Alentejo, Alentejo
Vem de Portugal outro interessante filme na 38ª. Mostra de
Cinema de São Paulo, o documentário Alentejo,
Alentejo, com direção e roteiro do paulistano Sérgio Tréfaut, ex-assistente
de vários diretores portugueses. Estreou com o curta Alcibiades (1991), realizou os documentários Fleurette (2002), Lisboetas
(2004) e A Cidade dos Mortos (2009),
tendo no longa-metragem Viagem a Portugal
(2011) a única experiência na ficção. O documentarista faz um retrato digno de dezenas
de grupos amadores que se reúnem regularmente na cidade que dá título ao filme,
ao sul do Rio Tejo. Ali, ensaiam antigos cantos polifônicos e improvisam modinhas
contemporâneas, numa instigante viagem musical por um modo peculiar de
expressão e paixão dos seus intérpretes, através da bela fotografia de João Ribeiro.

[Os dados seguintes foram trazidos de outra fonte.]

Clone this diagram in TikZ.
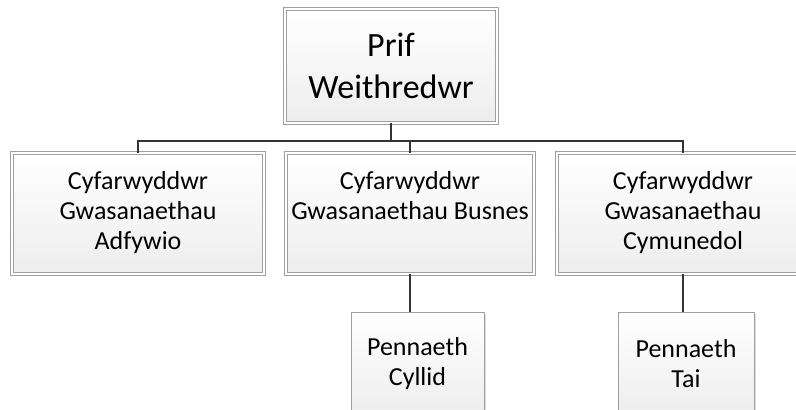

O “cante” nasceu nas tabernas e nos campos, entre camponeses
e mineiros, repassado ao longo de várias gerações como um criativo e real lamento
choroso das canções. Nas últimas décadas, novos grupos apareceram na periferia
de Lisboa e em diversos países para onde os alentejanos emigraram. Miguel Gomes
realizou o similar magnífico Aquele
Querido Mês de Agosto (2008), com duas horas e meia de duração, recebeu
inclusive o prêmio da crítica na Mostra de São Paulo, com filmagens em Argamil,
na região central de Portugal, próximo de Coimbra. Apresentou inicialmente um
país não globalizado, em que o mês de agosto é marcado pelas festas típicas nos
bucólicos lugarejos entre a serra e o interior, com seus grupos musicais
tradicionais nos festivais de verão. Buscou uma banda folclórica que aceitou
ser filmada em suas atividades e apresentações, uma boa mescla com suas
complexidades que lembrou o admirável Nashville
(1975), de Robert Altmann, que tinha como palco vários acontecimentos durante a
Guerra do Vietnã.
Também Manoel de Oliveira faz uma pequena incursão pela
cantoria folclórica em O Estranho Caso de
Angélica (2010), onde a música é cantada em forma de fado pelo capataz para
os lavradores num trabalho subalterno e arcaico, mas determinados em aplainar
as terras dos vinhedos com as foices para carpir e ceifar vidas, estampadas nas
fotografias que emolduram o painel bonito, num canto melódico e triste de uma
melancolia prenunciando o instinto da partida definitiva. Tréfaut cria um clima
saudável na inversão de papéis, mistura o realismo com o imaginário, num
exercício mental delicioso dos limites propostos da ficção para o puro documentário
e vice-versa.
O cineasta peca por cenas longas com explicações didáticas,
deixa o ritmo quebrar pela excessiva conversação repetitiva, mas não invalida
esta boa contribuição sobre o folclore e o desemprego no país, contadas com
ardor e dor, falando da morte que se aproxima ou já deixou rastros. O diretor
uruguaio Ricardo Casas realizou com melhor resultado objetivo em El Padre de Gardel (2013), sem falar no
estilo do veterano documentarista brasileiro Eduardo Coutinho, morto neste ano
de forma trágica, o melhor de todos, pela genialidade na técnica de entrevistar
e ouvir os personagens do povo no seu vasto painel humano. Deixava fluir o tema
com brilho e elegância.
Alentejo, Alentejo é
um filme preocupado com o povo que sofre com o desemprego torturante que
reina naquela região. Ali há muitas terras improdutivas que poderiam dar o pão
que vem da terra, ressaltado com entusiasmo nos cânticos tradicionais que
enaltecem a situação caótica, através de uma crítica pontual ao sistema de
governo desumano implantado sem dar alternativas às crises recentes em toda
Europa. Torna-se mais palatável quando as crianças se manifestam em aula e
dizem que seus avôs foram embora para o exterior, buscando emprego na França e
Suíça.
Eis um bom filme que contribui neste registro interessante
sobre a cultura e a história dos alentejanos. São jovens que se esmeram para
seguir o legado dos pais, sem se importarem em divulgar o cântico dos sábios
velhos sonhadores nativos daquele lugar. São bem eficazes os moradores contando
suas histórias e situações típicas, registrando tudo aquilo que achava
interessante sem ter um personagem central, captando sons e as belas imagens da
região com seus locais pitorescos que fundamentalmente gira em torno dos acasos
e das situações genéricas e peculiares com as idiossincrasias regionais. O
melhor é se deixar levar pelas melodias lusitanas com sua tradição.